Die „Berliner Operette“ der 20/30er Jahre musste ab 1933 ins Exil gehen, weil sie eine fast ausschließlich jüdische Erfindung war. Dass aber Paul Abrahams „Märchen im Grand-Hotel“, seinerzeit äußerst erfolgreich in Wien uraufgeführt, bis 2018 auf die deutsche Erstaufführung warten musste, ist kaum zu glauben. Das Nürnberger Staatstheater hat das Werk jetzt als Wiedereinstudierung einer Inszenierung von Otto Pichler auf die Bühne gebracht. Oder sollte man besser sagen: in einer Choreographie? Der Regisseur ist nämlich bekannt für seine überschäumende Tanzfreude.
Der Plot handelt von der originellen Idee, die Gäste eines Grand Hotels ihre eigenen Geschichten in einem Film spielen zu lassen. Und so geht es auch gleich los mit dem übergroßen Logo einer Filmgesellschaft, freilich nicht mit dem Löwen von Metro-Goldwyn-Mayer, sondern dem Gorilla von Universal Pictures. Vorne fläzt sich ein Impresario, der großspurig behauptet, Themen für Filme fänden sich genügend auf der Straße, z.B. in der Boulevard-Presse. Die hatte gerade groß aufgemacht mit der Meldung über die Ankunft der spanischen Infantin.
Die Adelige, mit souveräner Herablassung von Anna Martha Schultemaker gespielt, wehrt sich lange gegen nähere Kontakte mit den „Republikanern“ im Hotel, muss sich aber wegen schwindender Geldreserven alsbald auf Kompromisse einlassen und verliebt sich auch noch in einen Hotelpagen. Die wertvolle Perlenkette ist ihr letztes Kapital, doch stellt sich später heraus, dass diese leider gefälscht ist. Als das wertlose Stück von der Gräfin Inez de Ramirez präsentiert und besungen wird, darf man sich über die grandiose Stimme Almerija Delics freuen, die von sonoren Tiefen bis in schlackenlose Höhen reicht.

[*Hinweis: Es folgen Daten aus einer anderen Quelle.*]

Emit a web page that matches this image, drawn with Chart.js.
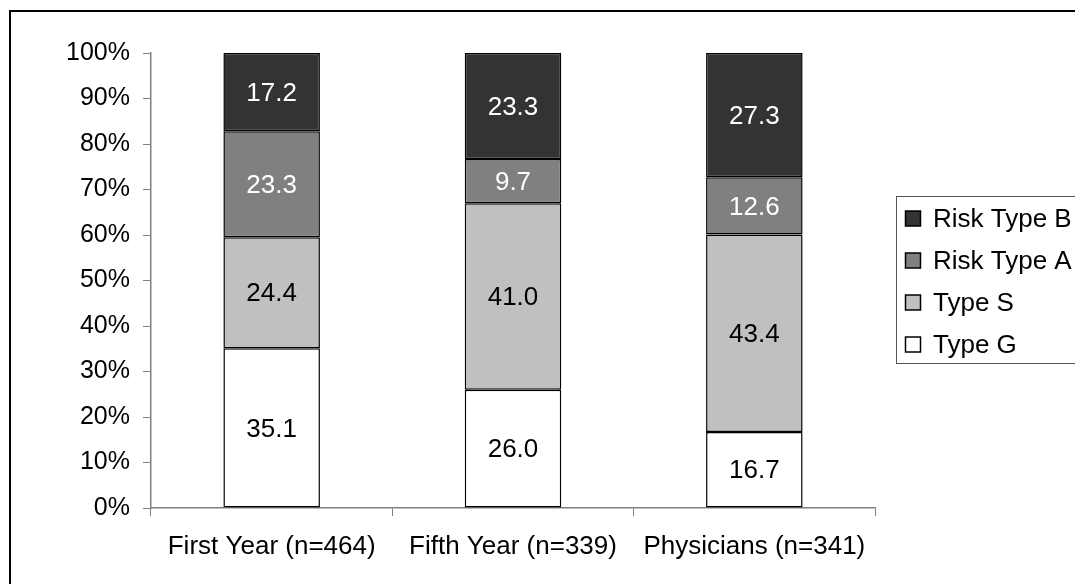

Zwischendurch gibt es mehrfach Interventionen von Marylou, der Tochter des Filmmagnaten, die das Ganze organisiert hat. So wird das Doppelbödige dieser Geschichte, das Spiel im Spiel, in Erinnerung gerufen. Als es am Ende zu einem plötzlichen Cut kommt und die Regiestühle wieder auf das Filmprojekt verweisen, fehlt das eigentlich fällige Happy End. Doch die Infantin und der von Jörn-Felix Alt brillant gespielte Hotelpage, der sich als Sohn des Hotelbesitzers (Ulrich Allroggen) outet, haben längst zueinander gefunden, freilich nicht ohne vorher handfest zu streiten.
Nach dieser rasanten Darbietung des Ensembles, die beim Publikum auf einhellige Begeisterung stieß, kommt man fast betäubt aus dem Staatstheater – mitgerissen von der Virtuosität der Tanzeinlagen, vom durchwegs brillanten Niveau der Stimmen, von der überschäumenden Spiellaune, von der perfekt organisierten Dramaturgie, vom Witz der Einfälle und vom frischen Musizieren der kleinen Staatsphilharmonie-Combo. Letztere war bei Sándor Károlyi in kundigen Händen. Jan Freese sorgte für die Bühne, Falk Bauer für die Kostüme.
Wiebke Hetmanek oblag die Dramaturgie und die Abfassung des ausgezeichneten Einführungstextes im Programm. Einmal mehr zeigte sich in Nürnberg, dass Operette und Musical nur reüssieren können, wenn sie das Opernfach an Spielbegeisterung und Perfektion noch übertreffen. Und dass sich dann große Kunst ereignet.